まずは『2機種の見出し合戦(?)』でいきます。(※試聴はUSB接続でのWAVファイル再生とCDプレーヤーをCOAX接続での再生です。)

DA-06
【スピーディーで切れのある(テキパキ動ける)才色兼備(なでしこ)ガール】

NA-11S1
【スーツもユニフォームも着こなす体育会系メンズ】

…正直ちょっと適当ですが、大きく述べたいことは伝わるかな…と思っております。
そんな前置きをご覧いただきつつ、それぞれのサウンド傾向を大まかにレポートしてみますと…

■LUXMAN [DA-06]
●一聴して「キレイな音」。雑味がない・透明感があるといったスッキリ系の傾向です。
●S/N感が高く、分解能・定位・レンジ感も良好です。
●高域~低域のバランスもきれいで、「高音が走る、低音がもたつく、ボーカルが引っ込む」などの帯域間でのスピードの差異がありません。
●“かなりのハイスピード”とまでは言えませんが、ハイスピードの部類であり、抜けや切れも上々です。
●(これが叶ったらLUXサウンドではないと思いますが…)強いて言えばアタック感がソフトめで、歪み感を筆頭に、ザグり・エグみなどの“アグレッシブさに欠ける”といったところですが、(もしこれが揃えば黒江的にはパーフェクト?!と言えるかもくらい)全体的な基本音質は高いと思います。
●逆に“マイルドで、しなやかで、柔らかくて…”のような(往年の)LUXトーンを期待されている方にはやや不向きなサウンドの傾向ではないかと思います。

■marantz [NA-11S1]
●一聴して「パワフル・マッシブ・エネルギッシュなサウンド」。高い情報量で密度感のある傾向です。
●解像度と音場感(サウンドステージ)が高く、深さのある低域です。
●高音域がやや抑え目になっており、少し低重心の傾向に聴こえます。
●こちらも“かなりのハイスピード”とまでは言えませんが、十分にハイスピードの部類であり、もたつきのない立ち上がりの良いサウンドです。
●少し難しい表現になってしまうのですが、1音1音が「シャープなアタック音から、一瞬でグッと膨らみ(掛け)、ギュッとタイトに絞られつつ余韻を帯びて消えてゆく」といったような“デジタル的”と“アナログ的”を掛け合わせたような印象もあり、このあたりの聴こえ方で好みが分かれそうな傾向と思われます。
●こちらも、“艶やかで、高音が伸びて、すっきりめの…”といった(黒江が抱いていた)marantz的な印象は薄く、“アグレッシブに畳み掛けてくる”サウンドに感じられたので試聴等でご確認いただけると幸いです。(ゴワゴワしたヘヴィロックやグラインド・デスあたりはかなりハマってました。重厚なサウンドのソースと密度感の高いボーカルは非常に高評価です。)

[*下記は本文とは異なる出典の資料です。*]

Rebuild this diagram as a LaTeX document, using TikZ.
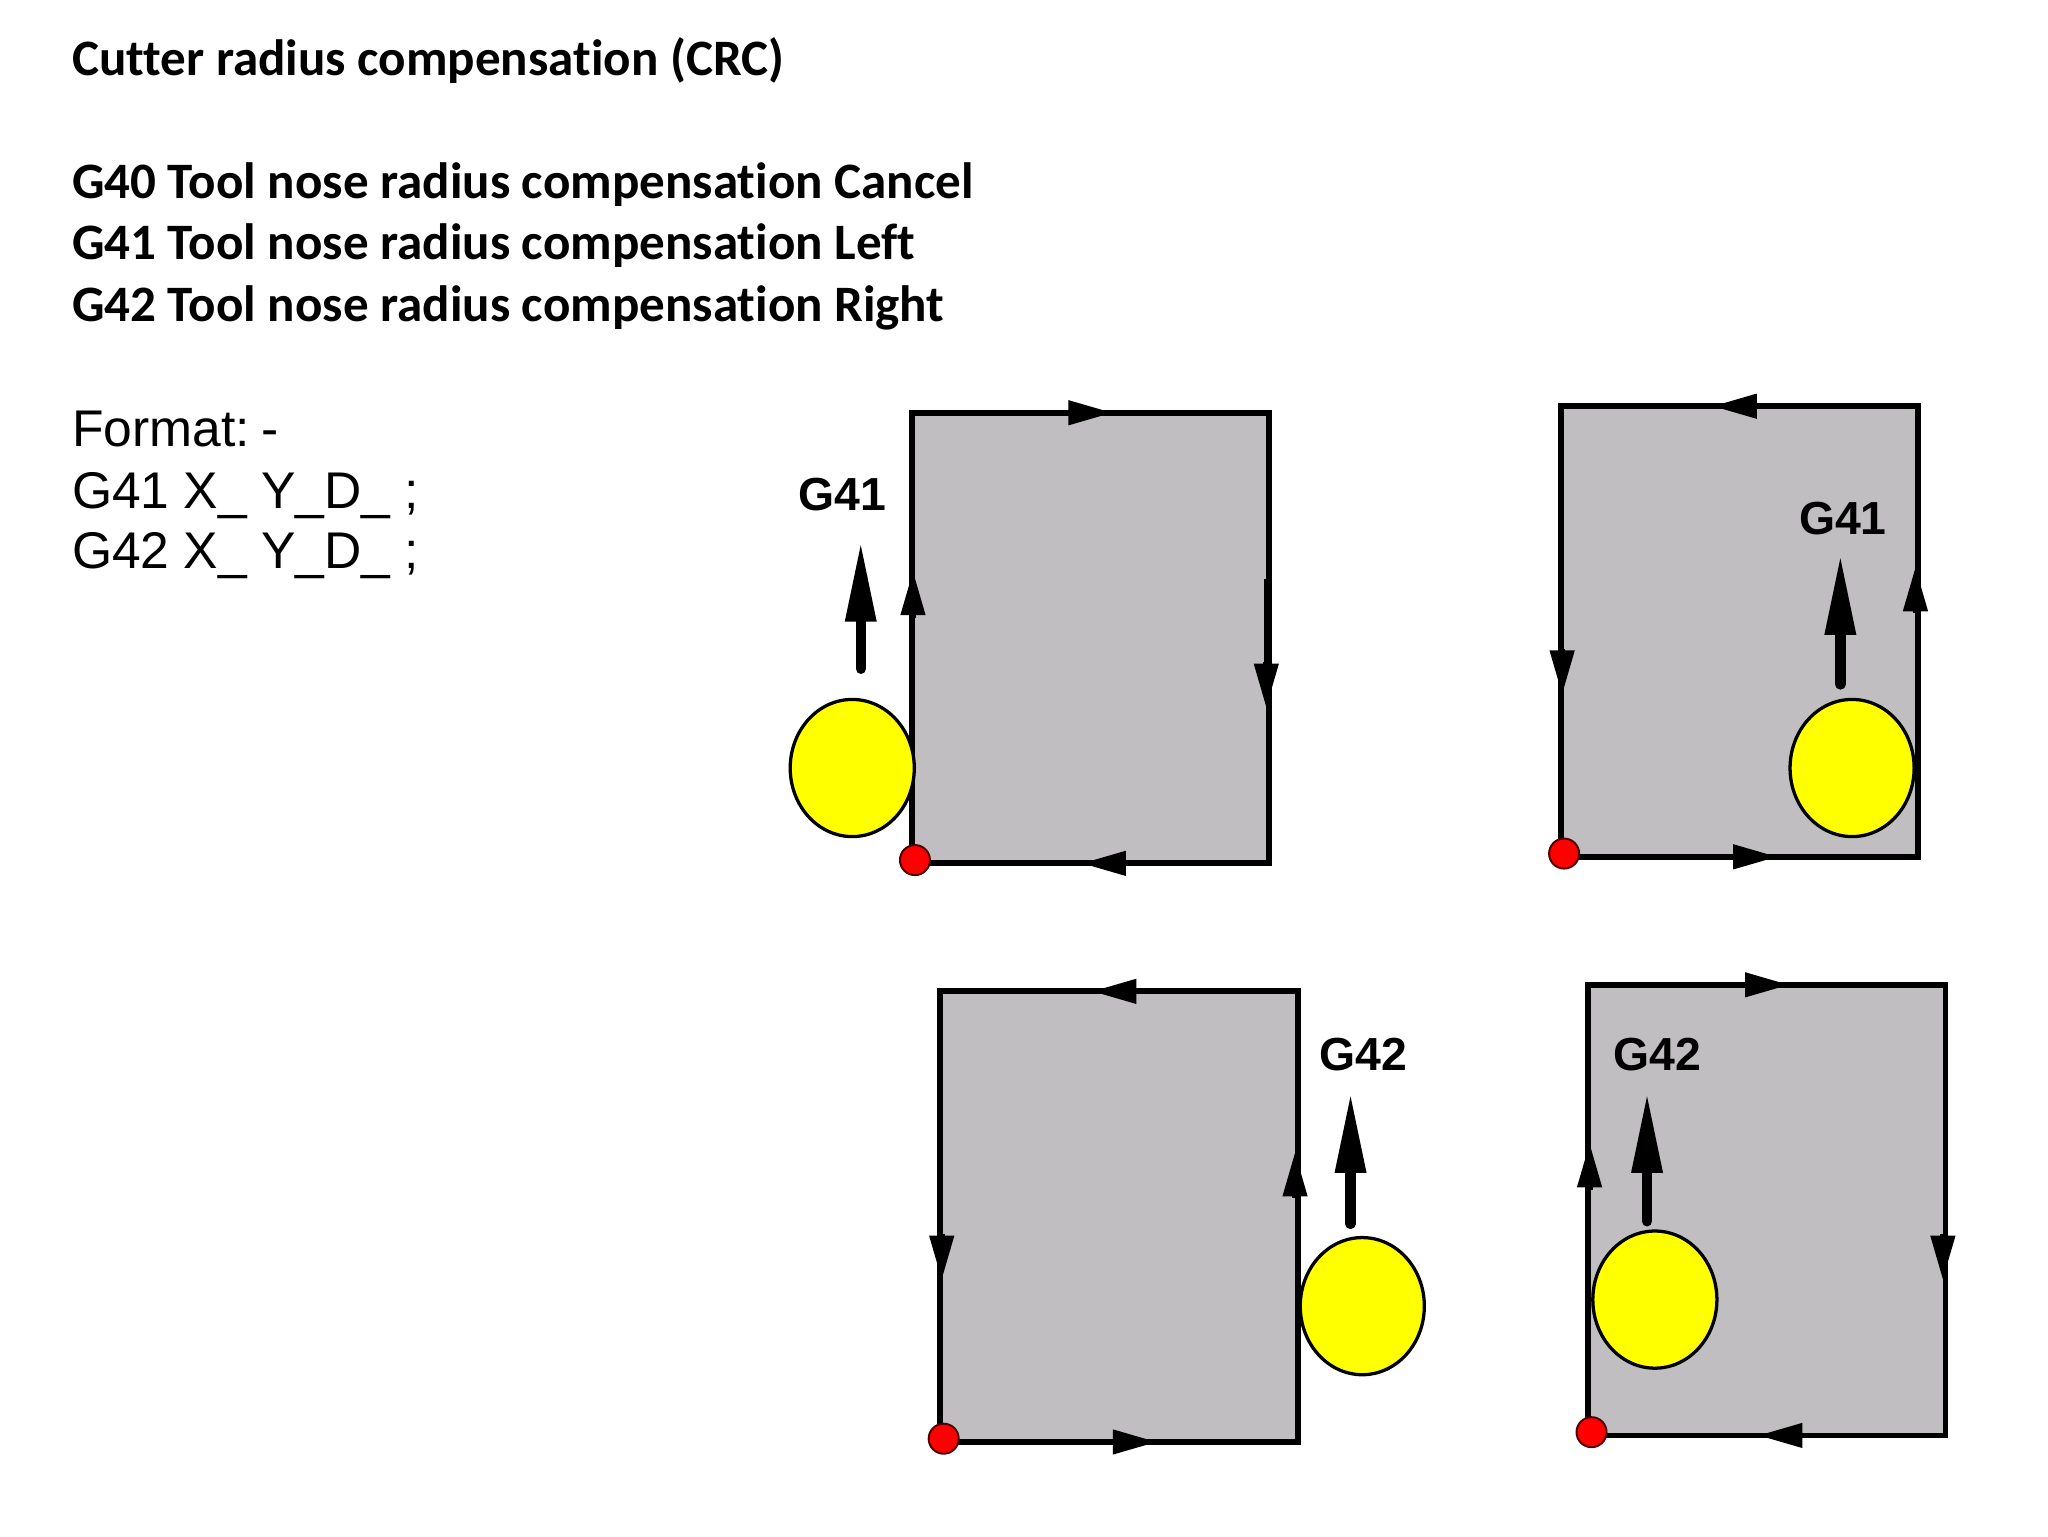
\documentclass[tikz,border=0pt]{standalone}
\usepackage{fontspec}
\setmainfont[Ligatures=NoCommon]{Carlito}
\newfontfamily\armfont{Liberation Sans}
\usetikzlibrary{arrows.meta,shapes.geometric}
\definecolor{partgray}{HTML}{C0BEC0}
\definecolor{toolyellow}{RGB}{255,255,0}
\definecolor{dotred}{RGB}{255,0,0}
\tikzset{
  headline/.style={anchor=base west,inner sep=0pt,font=\fontsize{39.1}{44}\selectfont\bfseries},
  formatline/.style={anchor=base west,inner sep=0pt,font=\fontsize{39.5}{44}\selectfont\armfont},
  gcode/.style={inner sep=0pt,font=\fontsize{35.5}{40}\selectfont\armfont\bfseries},
  part/.style={draw=black,fill=partgray,line width=4.5pt,minimum width=273.5pt,minimum height=345pt,inner sep=0pt,outer sep=0pt,anchor=north west},
  tool/.style={ellipse,draw=black,fill=toolyellow,line width=2.5pt,minimum width=95pt,minimum height=105pt,inner sep=0pt},
  startdot/.style={circle,draw=black!70!red,fill=dotred,line width=1.5pt,minimum size=23pt,inner sep=0pt},
  edgehead/.style={line width=4.5pt,-{Triangle[length=34pt,width=18pt]},shorten >=-4pt},
  feedarrow/.style={line width=8pt,line cap=round,-{Triangle[length=62pt,width=22pt]},shorten >=-4pt,shorten <=3pt}
}
\begin{document}
\begin{tikzpicture}[x=1pt,y=-1pt]

\useasboundingbox (0,0) rectangle (1568,1176);

% text on the left
\node[headline] (title) at (55,58) {Cutter radius compensation (CRC)};
\node[headline] (gforty) at (55,152) {G40 Tool nose radius compensation Cancel};
\node[headline] (gfortyone) at (55,199) {G41 Tool nose radius compensation Left};
\node[headline] (gfortytwo) at (55,246) {G42 Tool nose radius compensation Right};
\node[formatline] (format) at (55,342) {Format:\kern-2pt\ -};
\node[formatline] (formatleft) at (55,389) {G41 X\_ Y\_D\_ ;};
\node[formatline] (formatright) at (55,435) {G42 X\_ Y\_D\_ ;};

% the four parts
\foreach \pname/\px/\py/\ax/\ayt/\ayh/\lx/\ly/\gtext in {
    pa/698/316/659/515/418/645/379/G41,
    pb/1195/311/1409/527/428/1411/397/G41,
    pc/720/759/1034/940/840/1044/807/G42,
    pd/1216/754/1261/938/840/1269/807/G42} {
\node[part] (\pname) at (\px,\py) {};
\coordinate (\pname tail) at (\ax,\ayt);
\coordinate (\pname tip) at (\ax,\ayh);
\draw[feedarrow] (\pname tail) -- (\pname tip);
\node[gcode] (\pname label) at (\lx,\ly) {\gtext};
}

% clockwise
\foreach \pname in {pa,pd} {
\draw[edgehead] ([xshift=120pt]\pname.north west) -- ([xshift=150pt]\pname.north west);
\draw[edgehead] ([xshift=-2pt,yshift=-191pt]\pname.north east) -- ([xshift=-2pt,yshift=-222pt]\pname.north east);
\draw[edgehead] ([xshift=163pt]\pname.south west) -- ([xshift=134pt]\pname.south west);
\draw[edgehead] ([xshift=1pt,yshift=-157pt]\pname.north west) -- ([xshift=1pt,yshift=-125pt]\pname.north west);
}

% counterclockwise
\foreach \pname in {pb,pc} {
\draw[edgehead] ([xshift=150pt]\pname.north west) -- ([xshift=120pt]\pname.north west);
\draw[edgehead] ([xshift=1pt,yshift=-186pt]\pname.north west) -- ([xshift=1pt,yshift=-217pt]\pname.north west);
\draw[edgehead] ([xshift=131pt]\pname.south west) -- ([xshift=162pt]\pname.south west);
\draw[edgehead] ([xshift=-2pt,yshift=-158pt]\pname.north east) -- ([xshift=-2pt,yshift=-127pt]\pname.north east);
}

\draw[line width=3pt] ([xshift=-2pt,yshift=-127pt]pa.north east) -- ([xshift=-2pt,yshift=-195pt]pa.north east);

\foreach \pname/\tx/\ty in {pa/652.5/588,pb/1418/588,pc/1043/1000,pd/1267/995} {
\node[tool] (\pname tool) at (\tx,\ty) {};
\node[startdot] (\pname start) at ([xshift=2.5pt,yshift=2.5pt]\pname.south west) {};
}

\end{tikzpicture}
\end{document}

…と、こんな風に並べ書くと「DA-06は音場が狭い?」「NA-11S1はS/N感に難あり?」と勘繰られるかもしれませんが、双方共に「S/N感・解像度・レンジ感」などの基本的音質は十分、十二分ですのでご安心ください。

見出しで表現したかったことがなんとなく伝わったのではないかと思いますが、
(すべて“どちらかと言えば”ですが)
DA-06は女性的・NA-11S1は男性的
DA-06は文系/理系(非体育会系)・NA-11S1は体育会系
DA-06はスピード感・NA-11S1はパワー感
DA-06は和風顔(さっぱり顔・薄化粧)・NA-11S1は洋風顔(ソース顔・彫りが深い)
など、双方には真逆の印象・感想を持つことも多くありました。

(こんなレポートで参考になるか分かりませんが)ご検討の際に少しでも役立てれば幸いです。